> **Exercise prompt**
The lines to extract run from the first line of the material below to the line containing "from matplotlib.patches import Rectangle", both included; leave the pictures behind.

[Saved data entries]
◆ ◆ ◆

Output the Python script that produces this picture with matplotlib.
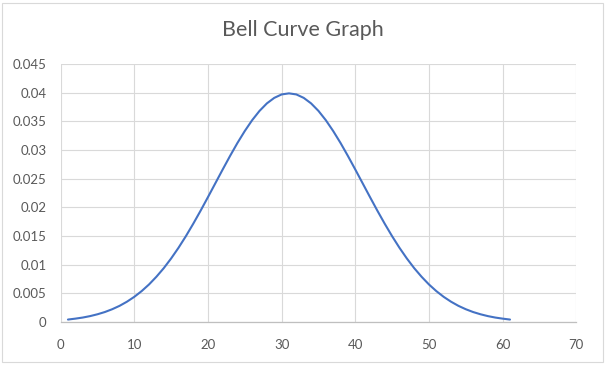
import matplotlib
matplotlib.use("Agg")
import matplotlib.pyplot as plt
from matplotlib.patches import Rectangle

# values, x = 1 .. 61
x_vals = list(range(1, 62))
left_half = [0.00044, 0.00060, 0.00079, 0.00104, 0.00136, 0.00175, 0.00224, 0.00283,
             0.00355, 0.00440, 0.00540, 0.00656, 0.00790, 0.00940, 0.01109, 0.01295,
             0.01497, 0.01714, 0.01942, 0.02179, 0.02420, 0.02661, 0.02897, 0.03123,
             0.03332, 0.03521, 0.03683, 0.03814, 0.03910, 0.03970]
peak = [0.03989]
y_vals = left_half + peak + left_half[::-1]

x_ticks = [0, 10, 20, 30, 40, 50, 60, 70]
y_ticks = [0, 0.005, 0.01, 0.015, 0.02, 0.025, 0.03, 0.035, 0.04, 0.045]
y_labels = ["0", "0.005", "0.01", "0.015", "0.02", "0.025", "0.03", "0.035", "0.04", "0.045"]
title = "Bell Curve Graph"

plt.rcParams['font.family'] = ['Lato', 'DejaVu Sans']
text_col = '#595959'
grid_col = '#D9D9D9'

fig = plt.figure(figsize=(6.06, 3.66), dpi=100, facecolor='white')
ax = fig.add_axes([0.100, 0.120, 0.851, 0.705])

ax.plot(x_vals, y_vals, color='#4472C4', linewidth=1.5, solid_capstyle='round')

ax.set_xlim(0, 70)
ax.set_ylim(0, 0.045)
ax.set_xticks(x_ticks)
ax.set_yticks(y_ticks)
ax.set_yticklabels(y_labels)
ax.grid(True, color=grid_col, linewidth=0.8)
ax.set_axisbelow(True)
for s in ['top', 'right', 'left']:
    ax.spines[s].set_visible(False)
ax.spines['bottom'].set_color('#BFBFBF')
ax.spines['bottom'].set_linewidth(0.9)
ax.tick_params(axis='both', length=0, colors=text_col, labelsize=9.5)
ax.tick_params(axis='y', pad=10)
ax.tick_params(axis='x', pad=12)

fig.text(0.5, 0.918, title, ha='center', va='center', fontsize=15.5, color=text_col)

# chart border
fig.patches.append(Rectangle((2.5 / 606, 4.5 / 366), 600 / 606, 359 / 366,
                             transform=fig.transFigure, fill=False,
                             edgecolor=grid_col, linewidth=0.8))

fig.savefig('out.png', dpi=100, facecolor='white')
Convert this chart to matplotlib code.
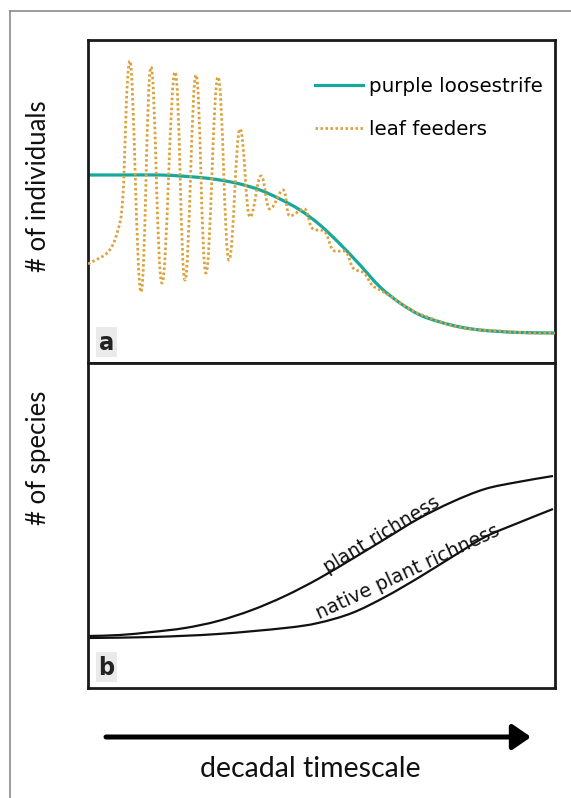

◆ ◆ ◆

> **Result**
Output the Python script that produces this picture with matplotlib.
import matplotlib
matplotlib.use("Agg")
import matplotlib.pyplot as plt
from matplotlib.patches import Rectangle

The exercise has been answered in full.